Engagement by it self is not enough to protect people if wellbeing is low. Even highly engaged team members can still have issues going on, even when they are committed to work. They may not be thriving in life overall.
Gallup describes those that engaged but not thriving as being in the “Burnout Zone”. Compared with people who are both engaged and thriving, this group is:
61% more likely to experience burnout often or always
48% more likely to report daily stress
66% more likely to experience daily worry
2x as likely to report daily sadness and anger
This is a critical insight for HR. Engagement might generate effort, but the wellbeing sustains it.
How does wellbeing affect retention?
Wellbeing plays an important part in whether people stay, leave or start looking somewhere else. When team members are thriving in their lives, they are less likely to search for another role.
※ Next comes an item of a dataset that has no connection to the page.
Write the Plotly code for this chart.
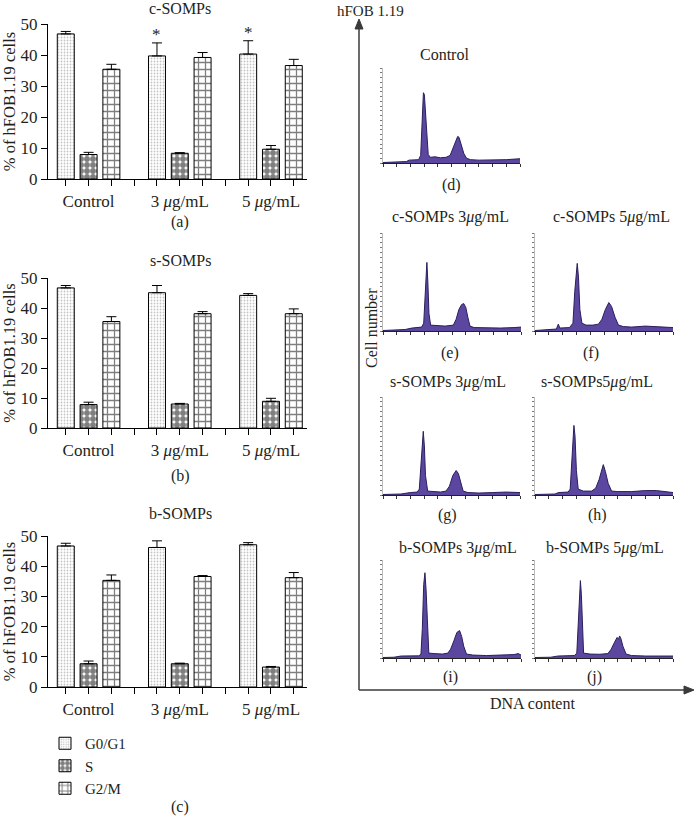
import plotly.graph_objects as go

# ---------------- data: bar charts ----------------
groups = ["Control", "3 <i>μ</i>g/mL", "5 <i>μ</i>g/mL"]
phases = ["G0/G1", "S", "G2/M"]

c_g0 = [46.8, 39.7, 40.3]
c_g0_err = [0.8, 4.2, 4.3]
c_s = [7.9, 8.3, 9.6]
c_s_err = [0.7, 0.2, 1.2]
c_g2 = [35.4, 39.2, 36.6]
c_g2_err = [1.6, 1.6, 2.0]
c_sig = [False, True, True]

s_g0 = [46.7, 45.1, 44.2]
s_g0_err = [0.8, 2.4, 0.6]
s_s = [7.8, 8.0, 8.9]
s_s_err = [0.8, 0.2, 1.0]
s_g2 = [35.5, 38.1, 38.1]
s_g2_err = [1.6, 0.7, 1.6]
s_sig = [False, False, False]

b_g0 = [46.7, 46.2, 47.1]
b_g0_err = [0.9, 2.2, 0.7]
b_s = [7.7, 7.7, 6.6]
b_s_err = [0.9, 0.2, 0.2]
b_g2 = [35.3, 36.6, 36.2]
b_g2_err = [1.8, 0.3, 1.7]
b_sig = [False, False, False]

y_ticks = [0, 10, 20, 30, 40, 50]

# ---------------- data: DNA histograms (channel %, count %) ----------------
d_x = [0, 10, 17, 19, 26, 27.5, 28.5, 29.5, 30.2, 31, 32, 33, 34.5, 38, 42, 46, 49, 51, 53, 54.5, 55.5, 57, 59, 61, 64, 70, 80, 90, 100]
d_y = [0.5, 0.8, 1.5, 3, 3.5, 8, 45, 74, 72, 55, 25, 9, 6, 6.5, 5.5, 6, 8, 15, 24, 28, 27, 20, 10, 5, 3.5, 3, 3, 3.5, 4.5]

e_x = [0, 10, 16, 21, 28, 29.5, 30.5, 31.3, 31.8, 32.5, 33.3, 34.5, 38, 45, 51, 53, 55, 57, 58.5, 60, 61.5, 63, 66, 75, 85, 95, 100]
e_y = [0.5, 0.8, 1.5, 3, 4, 8, 40, 66, 70, 50, 18, 6, 5.5, 5, 6, 12, 22, 27, 28, 24, 14, 5, 3.5, 3, 3, 3.5, 4]

f_x = [0, 10, 15.5, 16.9, 18, 25, 27.5, 28.8, 30, 30.6, 31.5, 32.5, 34, 37, 42, 46, 48.5, 51, 53.5, 55.5, 58, 60.5, 64, 70, 80, 90, 100]
f_y = [0.5, 1, 2, 7, 3, 3.5, 8, 40, 65, 69, 55, 22, 8, 6, 6, 7, 12, 22, 29, 25, 14, 6, 4.5, 4, 5, 4.5, 3.5]

g_x = [0, 13, 20, 25, 26.5, 27.8, 28.8, 29.4, 30.2, 31, 32.6, 36, 42, 46, 48.5, 51, 53.4, 55, 56.5, 58.5, 62, 70, 80, 90, 100]
g_y = [0.5, 1, 2.5, 3, 6, 30, 58, 65, 50, 20, 4, 3.5, 3, 4, 9, 20, 25, 22, 14, 4, 2.5, 2, 2.5, 3, 2.5]

h_x = [0, 14.5, 17, 24, 25.5, 26.6, 27.6, 28.2, 29, 30, 31.3, 35, 41, 44, 46.5, 48.5, 49.5, 51, 53, 55.5, 60, 70, 80, 88, 95, 100]
h_y = [0.5, 1, 2.5, 3, 6, 35, 62, 71, 60, 25, 6, 4, 4, 7, 16, 27, 31, 24, 12, 4, 3.5, 3.5, 4.5, 4.5, 3, 2.5]

i_x = [0, 8, 13, 26, 27.5, 28.5, 29.5, 30.4, 31.2, 32, 33.2, 37, 43, 47, 49, 51.5, 53.5, 55.5, 57, 58.5, 60.5, 65, 75, 85, 95, 98, 100]
i_y = [0.5, 0.8, 2, 2.2, 4, 30, 75, 87, 70, 35, 5, 4.5, 4, 5, 9, 18, 26, 28, 22, 12, 4, 3, 2.5, 3, 3.5, 4.5, 3]

j_x = [0, 11.5, 16.5, 28.5, 30.3, 31.5, 32.4, 32.9, 33.6, 34.3, 35.2, 40, 47, 52.8, 55.2, 57.6, 59.5, 60.5, 61.3, 62.2, 63.7, 66, 70, 80, 90, 100]
j_y = [0.5, 0.8, 2, 2.5, 5, 40, 72, 79, 65, 30, 5, 4, 3.8, 4.5, 9, 16, 21, 19, 22.5, 20, 12, 4, 2.5, 2, 2, 2]

hist_titles = ["Control", "c-SOMPs 3<i>μ</i>g/mL", "c-SOMPs 5<i>μ</i>g/mL",
               "s-SOMPs 3<i>μ</i>g/mL", "s-SOMPs5<i>μ</i>g/mL",
               "b-SOMPs 3<i>μ</i>g/mL", "b-SOMPs 5<i>μ</i>g/mL"]
hist_labels = ["(d)", "(e)", "(f)", "(g)", "(h)", "(i)", "(j)"]

# ---------------- layout helpers ----------------
W, H = 695, 816
FONT = "Liberation Serif"
TXT = "#231f20"


def fx(p):
    return p / W


def fy(p):
    return 1 - p / H


def label(x, y, text, size=16, **kw):
    d = dict(x=fx(x), y=fy(y), xref="paper", yref="paper", text=text, showarrow=False,
             xanchor="center", yanchor="middle", font=dict(family=FONT, size=size, color=TXT))
    d.update(kw)
    return d


fig = go.Figure()
annotations = []
layout_axes = {}

patterns = [
    dict(shape=".", fgcolor="#8a8a8a", bgcolor="white", size=3, solidity=0.28),
    dict(shape=".", fgcolor="black", bgcolor="white", size=6, solidity=0.74),
    dict(shape="+", fgcolor="#000000", bgcolor="white", size=7, solidity=0.33),
]

bar_panels = [
    ("c-SOMPs", "(a)", [c_g0, c_s, c_g2], [c_g0_err, c_s_err, c_g2_err], c_sig, (24, 179), 9, 222),
    ("s-SOMPs", "(b)", [s_g0, s_s, s_g2], [s_g0_err, s_s_err, s_g2_err], s_sig, (278, 428), 260, 476),
    ("b-SOMPs", "(c)", [b_g0, b_s, b_g2], [b_g0_err, b_s_err, b_g2_err], b_sig, (536, 687), 513, 807),
]

offsets = [-1, 0, 1]
group_step = 4
tickvals = []
ticktext = []
for g in range(len(groups)):
    for off in offsets:
        tickvals.append(group_step * g + off)
        ticktext.append(groups[g] if off == 0 else "")
    if g < len(groups) - 1:
        tickvals.append(group_step * g + 2)
        ticktext.append("")

for k, (title, lab, series, errs, sig, (top, bot), ty, ly) in enumerate(bar_panels, start=1):
    xa, ya = f"x{k}", f"y{k}"
    for s in range(3):
        xs = [group_step * g + offsets[s] for g in range(len(groups))]
        fig.add_trace(go.Bar(
            x=xs, y=series[s], width=0.745, name=phases[s],
            showlegend=(k == 1), legendgroup=phases[s],
            marker=dict(color="white", line=dict(color="black", width=1), pattern=patterns[s]),
            error_y=dict(type="data", symmetric=False, array=errs[s], arrayminus=[0] * len(errs[s]),
                         color="black", thickness=1, width=5),
            xaxis=xa, yaxis=ya,
        ))
        for g in range(len(groups)):
            if s == 0 and sig[g]:
                annotations.append(dict(x=xs[g], y=series[s][g] + errs[s][g], xref=xa, yref=ya,
                                        text="*", showarrow=False, xanchor="center", yanchor="bottom",
                                        yshift=-3, font=dict(family=FONT, size=17, color=TXT)))
    key = "" if k == 1 else str(k)
    layout_axes["xaxis" + key] = dict(
        domain=[fx(48), fx(307)], range=[-1.78, 9.58], anchor=ya, automargin=False,
        tickvals=tickvals, ticktext=ticktext, ticks="outside", ticklen=6, tickwidth=1,
        tickcolor="black", showline=True, linecolor="black", linewidth=1.3,
        showgrid=False, zeroline=False, tickfont=dict(family=FONT, size=17, color=TXT),
    )
    layout_axes["yaxis" + key] = dict(
        domain=[fy(bot), fy(top)], range=[0, 50], anchor=xa, automargin=False,
        tickvals=y_ticks, ticks="outside", ticklen=6, tickwidth=1, tickcolor="black",
        showline=True, linecolor="black", linewidth=1.3, showgrid=False, zeroline=False,
        tickfont=dict(family=FONT, size=17, color=TXT),
        title=dict(text="% of hFOB1.19 cells", font=dict(family=FONT, size=16.5, color=TXT)),
    )
    annotations.append(label(180, ty, title, 16))
    annotations.append(label(180, ly, lab, 16))

# ---------------- histograms ----------------
hist_data = [(d_x, d_y), (e_x, e_y), (f_x, f_y), (g_x, g_y), (h_x, h_y), (i_x, i_y), (j_x, j_y)]
hist_boxes = [(383, 520, 68, 163), (383, 521, 233, 331), (535, 673, 233, 331),
              (383, 520, 397, 495), (535, 673, 397, 495),
              (383, 521, 560, 658), (535, 673, 560, 658)]
hist_title_pos = [(444, 55), (450, 217), (611, 217), (448, 382), (597, 382), (458, 548), (605, 548)]
hist_label_pos = [(451, 185), (450, 353), (591, 353), (448, 515), (597, 515), (450, 677), (594, 677)]

for n, ((hx, hy), (x0, x1, y0, y1)) in enumerate(zip(hist_data, hist_boxes)):
    k = n + 4
    xa, ya = f"x{k}", f"y{k}"
    fig.add_trace(go.Scatter(
        x=hx, y=hy, mode="lines", fill="tozeroy", fillcolor="#5b479f",
        line=dict(color="#2a1f5c", width=1), showlegend=False, hoverinfo="skip",
        xaxis=xa, yaxis=ya,
    ))
    layout_axes[f"xaxis{k}"] = dict(
        domain=[fx(x0), fx(x1)], range=[0, 100], anchor=ya, showticklabels=False, automargin=False,
        ticks="outside", ticklen=3, dtick=10, tickcolor="#333", showline=True,
        linecolor="#222", linewidth=1.2, showgrid=False, zeroline=False,
    )
    layout_axes[f"yaxis{k}"] = dict(
        domain=[fy(y1), fy(y0)], range=[0, 100], anchor=xa, showticklabels=False, automargin=False,
        ticks="outside", ticklen=2, dtick=5, tickcolor="#777", showline=True,
        linecolor="#bbbbbb", linewidth=1, showgrid=False, zeroline=False,
    )
    tx, tyy = hist_title_pos[n]
    annotations.append(label(tx, tyy, hist_titles[n], 16))
    lx, lyy = hist_label_pos[n]
    annotations.append(label(lx, lyy, hist_labels[n], 16))

# big axes with arrows (decoration)
AX = "#3a3a3a"
shapes = [
    dict(type="line", xref="paper", yref="paper", x0=fx(359), y0=fy(690), x1=fx(359), y1=fy(27),
         line=dict(color=AX, width=1.5)),
    dict(type="line", xref="paper", yref="paper", x0=fx(359), y0=fy(690), x1=fx(686), y1=fy(690),
         line=dict(color=AX, width=1.5)),
    dict(type="path", xref="paper", yref="paper", fillcolor=AX, line=dict(color=AX, width=1),
         path=f"M {fx(359)} {fy(19)} L {fx(355)} {fy(29)} L {fx(363)} {fy(29)} Z"),
    dict(type="path", xref="paper", yref="paper", fillcolor=AX, line=dict(color=AX, width=1),
         path=f"M {fx(694)} {fy(690)} L {fx(684)} {fy(686)} L {fx(684)} {fy(694)} Z"),
]
annotations.append(label(370, 11, "hFOB 1.19", 15))
annotations.append(label(371, 328, "Cell number", 16, textangle=-90))
annotations.append(label(532, 703, "DNA content", 16))

fig.update_layout(
    width=W, height=H, margin=dict(l=0, r=0, t=0, b=0, pad=0),
    paper_bgcolor="white", plot_bgcolor="white", barmode="overlay",
    annotations=annotations, shapes=shapes,
    legend=dict(x=fx(45), y=fy(727), xanchor="left", yanchor="top",
                font=dict(family=FONT, size=15, color=TXT), tracegroupgap=0,
                bgcolor="rgba(0,0,0,0)"),
    **layout_axes,
)

fig.write_html("out.html", config={"displayModeBar": False},
               post_script="document.body.style.margin='0px';")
Gallup found that people who strongly agree their organisation cares about their overall wellbeing are:
54% less likely to be watching for or actively seeking a new job
3.2x less likely to report frequent burnout
4.6x as likely to be engaged at work
6.2x as likely to strongly advocate for their organisation
The research also shows that ignoring wellbeing doesn’t just increase turnover. Those who are highly capable and in-demand will be the first to go.
How should organisations measure wellbeing?
Gallup recommends measuring wellbeing through life evaluation, which asks people to rate their current life and their expected life five years from now. This provides a more reliable view of current wellbeing and future resilience and is more effective than a simple mood check.
Based on these responses, people are classified as:
Thriving: positive about current life and the next five years
Struggling: managing day to day but concerned about the future
Suffering: reporting that life is going poorly with significant challenges
Engagement or health metrics by themselves might miss some risks. A framework like this can catch these risks before they lead to burnout.
FAQ’s
What is employee wellbeing?
Employee wellbeing is the overall state of how a person is doing in both work and life. It goes beyond job satisfaction or mood on a particular day and includes factors such as purpose, relationships, financial security, physical health and connection to community. In practical terms, wellbeing helps organisations understand whether people are thriving, struggling or suffering.
What is the difference between wellbeing and wellness?
Wellness usually focuses on physical health, such as exercise, nutrition, medical care and safety. Wellbeing is broader and reflects how people evaluate their lives overall, including work, stress, support systems, finances, energy and belonging. A wellness program can improve healthy habits, but wellbeing gives a fuller picture of whether people are likely to stay engaged, resilient and productive over time.
How does employee wellbeing help reduce burnout?
Wellbeing helps identify the conditions that often lead to burnout before they become serious. Research shows that burnout is not only about workload; it is often linked to poor management, unclear expectations, lack of support and low career wellbeing. When organisations strengthen the foundations of wellbeing, particularly role clarity, support and meaningful work, they reduce the risk of chronic stress and exhaustion.
Why is wellbeing important for retention?
People are more likely to stay with an organisation when they feel supported in the bigger picture of their lives, not just in their day-to-day tasks. When team members believe their organisation cares about their overall wellbeing, they are less likely to look for another job and more likely to advocate for the organisation. This makes wellbeing a vital part of retention, stability and long-term performance.
How should organisations measure wellbeing?
A strong way to measure wellbeing is through life evaluation, which asks people to rate how their life is going now and how they expect it to be in five years. This approach provides deeper insight than a simple pulse survey or mood check because it reveals both current wellbeing and future confidence. It also helps organisations identify whether people are thriving, struggling or suffering, so support can be more targeted and effective.